Offenhauser Intake Question
Heat impacts these intake pipes. Production engines have heat risers that warm the manifold to improve cold start conditions.
Once an engine warms up, however, this hurts high performance. What happens, is the manifold gets hot enough to actually warm the air as it comes through the intake runners. This is why you see many performance manifolds with an airspace between the lift er valley and the bottom of the manifold.
For this same reason, many performance and racing heads do not have a heat riser from the exhaust ports.
Another factor of manifold design affecting performance is the plenum. This is the chamber where the intake runners collect under the carburetor or throttle body.
An open plenum design has a single junction box connecting all of the intake runners. A divided plenum has half of the runners coming into one box and the other half coming into an adjacent box.
With divided plenum manifolds, each cylinder can only draw from half of the carburetor. If you are using a 2-barrel carburetor with this manifold, it means each cylinder would pull air from a single barrel.
With an open plenum manifold, each cylinder can draw air through both sides of the carburetor. If you use a 4-barrel carburetor with this design, then each cylinder can draw air through four barrels of the carburetor.
CARB SIZE
In the case of a 2-barrel carburetor and a divided plenum, it is very likely that the single barrel is the most restrictive part of the intake system leading to the cylinder.
If you race in a 2-barrel class and wish to modify a stock engine, you are likely to gain more performance with an open plenum manifold than you would by going to larger intake valves.
At the other end of the spectrum, if you have a monster 4-barrel on a stock engine, the carburetor is likely to be oversized in comparison to the intake ports and valves. This can also hurt the performance.
For a carburetor to work its best, it should be balanced with the intake runners and intake valves.

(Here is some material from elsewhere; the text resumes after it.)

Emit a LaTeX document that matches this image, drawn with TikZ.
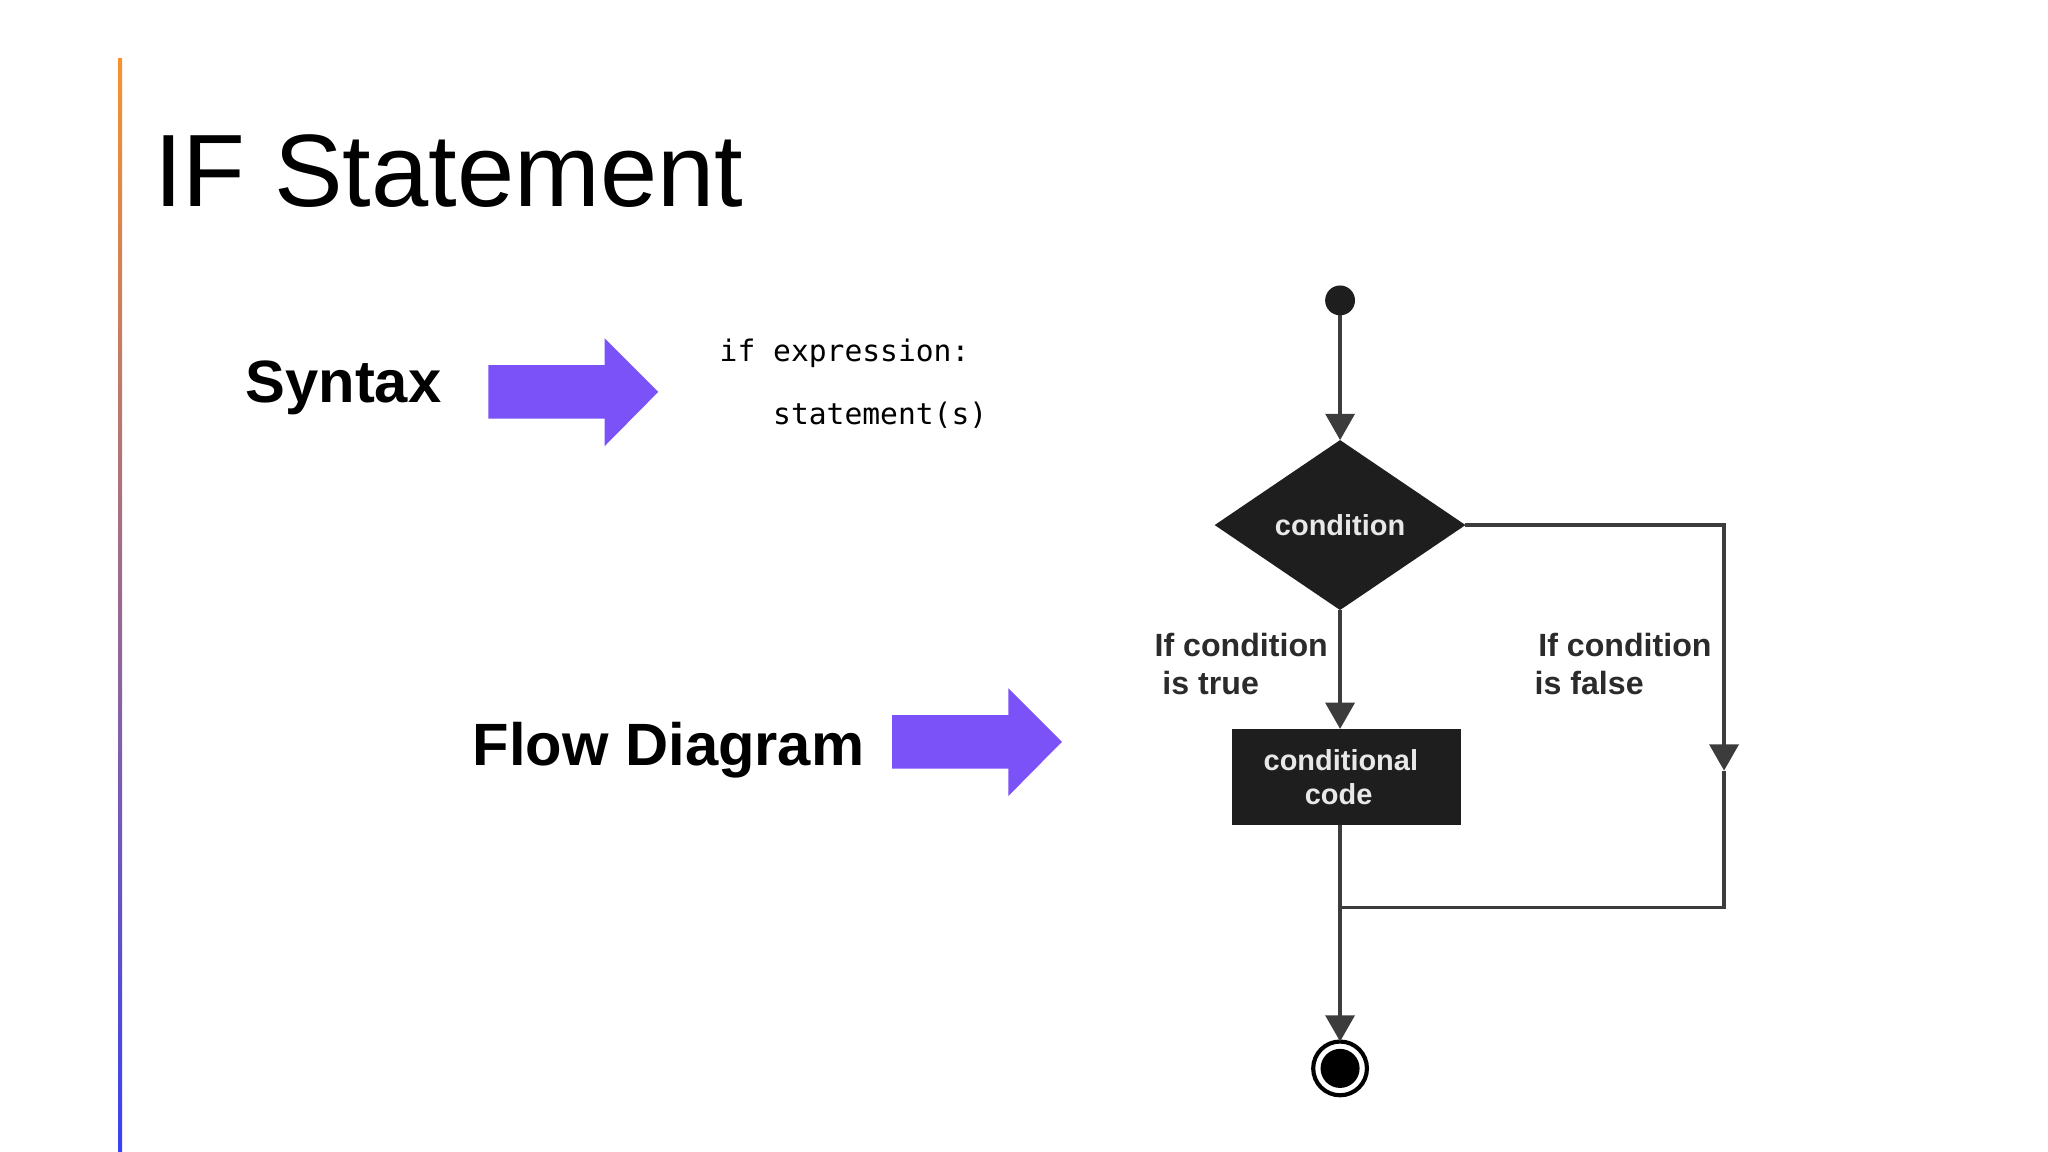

If you have a carburetor that is way too big, a divided plenum manifold may actually improve you engine's performance in comparison to using an open plenum manifold.
Cheers
Colonel Flashman
Red '58 Mercury M-100
Blue '58 Mercury M-100 Panel
The single plane version might be better if you're doing a serious build where upper RPM performance is most important, or if you want to use a single 2bbl carb. You could use an adapter plate to make a 2bbl work on the dual port version, but me thinks that would completely defeat its purpose.
I'm using the dual port version w/ the Holley 390 4bbl carb and couldn't be happier.
Also, on the dual plane, the carb mounts *sideways*, primaries toward the engine and the throttle linkage toward the rear, and I'm having a slight clearance problem with my throttle cable mount hitting up against the heater box. Had to get a little creative to get it to work. My truck doesn't have A/C, so I don't know if that's another concern.
I hear that a lot of people use the EFI headers with this setup, I wish I did. I'm using Pacesetter headers (from JC Whitney), what garbage. The fifth exhaust header must be slightly thinner than it should, as it leaks like crazy, and I've been playing with it quite a lot to seal it up. That's how I broke the first Offy intake, by overtightening the manifold bolts. Also, header collector gaskets seem to burn out, though not a problem I can blame on Pacesetter. I recently switched to these *high perfomance* soft aluminum collector gaskets, so far so good. With the EFI headers, you can run a stock exhaust system, or a performance system for an EFI.